A norma criou uma infração disciplinar que considera ato atentatório à dignidade do tribunal a repetição, palavra por palavra, de decisão anulada ou a manutenção dos mesmos fundamentos quanto ao objeto da nulidade, quando o processo retornar à vara de origem para nova sentença. A ação foi proposta pela Anamatra — Associação Nacional dos Magistrados do Trabalho.

Na Ação Direta de Inconstitucionalidade, a associação sustentou que o Poder Judiciário, no exercício da atividade administrativa, não pode criar deveres e prever infrações disciplinares sem amparo na lei. Segundo a Anamatra, a infração disciplinar não está prevista na Lei Orgânica da Magistratura (Lei Complementar 35/79) e a competência para a criação de infração disciplinar para magistrado é exclusiva de lei complementar.

O TRT sergipano alegou que a criação do dispositivo foi feita como reação ao comportamento reiterado de juízes trabalhistas de primeira instância daquela região. Argumentou que, nas decisões, eles repetiam fundamentos já rejeitados pelo tribunal em outras sentenças.

Tal conduta, segundo a defesa do TRT, “retardava os feitos e desatendia o cumprimento da ordem judicial colegiada, causando desprestígio ao Poder Judiciário, grave prejuízo a uma das partes litigantes e o comprometimento do princípio da segurança jurídica”.

Voto da relatora

A ministra Ellen Gracie, relatora, observou que o juiz tem o dever de acatar os fundamentos que anularam a sua sentença. E afirmou que “parece não restar dúvida de que sua prática reiterada traz conseqüências nocivas à segurança jurídica e à pronta entrega da prestação jurisdicional, além de transgredir princípios e normas do ordenamento jurídico do país”.

Para ela, o assunto tem caráter estatutário e, por isso, ligado à conduta, à disciplina e aos demais deveres e vedações inerentes à atividade judicante, matéria prevista na Lei Orgânica da Magistratura. A ministra lembrou que a nova regulamentação desta norma “estará sempre sujeita à reserva de lei complementar, conforme dispõe o artigo 93, caput da Constituição Federal”.

Com isso, a ministra afirmou que ao criar uma infração, por meio de provimento, o TRT afrontou o artigo 93, caput, da Carta Magna. Entretanto, Ellen Gracie salientou que mesmo sem o ato contestado o tribunal tem outras formas de punir o juiz por esse tipo de prática.
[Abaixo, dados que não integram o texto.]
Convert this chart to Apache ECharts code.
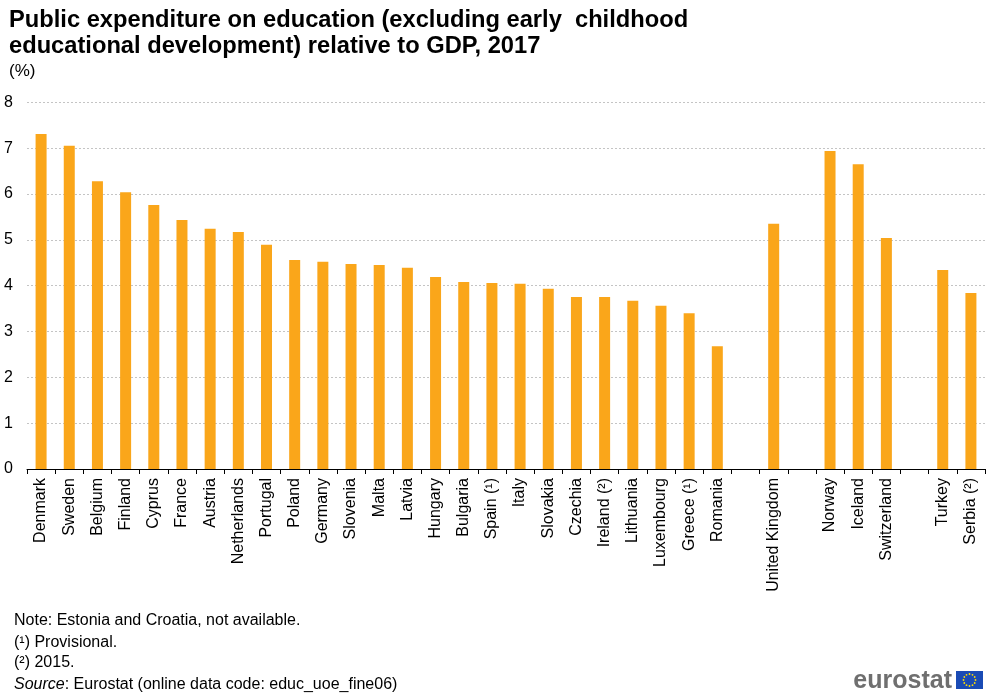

Isto porque os artigos 35, I, 42, I e II, 43 e 44 do Estatuto da Magistratura dispõem que é dever do magistrado cumprir as disposições legais e que a violação a este dever poderá resultar na aplicação das penas disciplinares de advertência e censura.

Divergência

O ministro Marco Aurélio entendeu que no Provimento 8/01 do TRT de Sergipe não há previsão de pena ao juiz. “Se partiu de uma premissa que, anulada a sentença por vício instrumental, possa aquela que a prolatou repetir o que se contém no ato fulminado. Não há previsão de pena”, concluiu. Para ele, o provimento é uma orientação interna do tribunal e não uma tipificação normativa.

Acompanharam a ministra Ellen Gracie, os ministros Ricardo Lewandowski, Eros Grau, Carlos Ayres de Britto, Celso de Mello, Sepúlveda Pertence. Ao lado do ministro Marco Aurélio, pela improcedência, votaram os ministros Joaquim Barbosa, Cezar Peluso, Gilmar Mendes e Nelson Jobim (aposentado). A ministra Cármen Lúcia não participou da votação, porque sucedeu o ministro Nelson Jobim, que votou antes de se aposentar.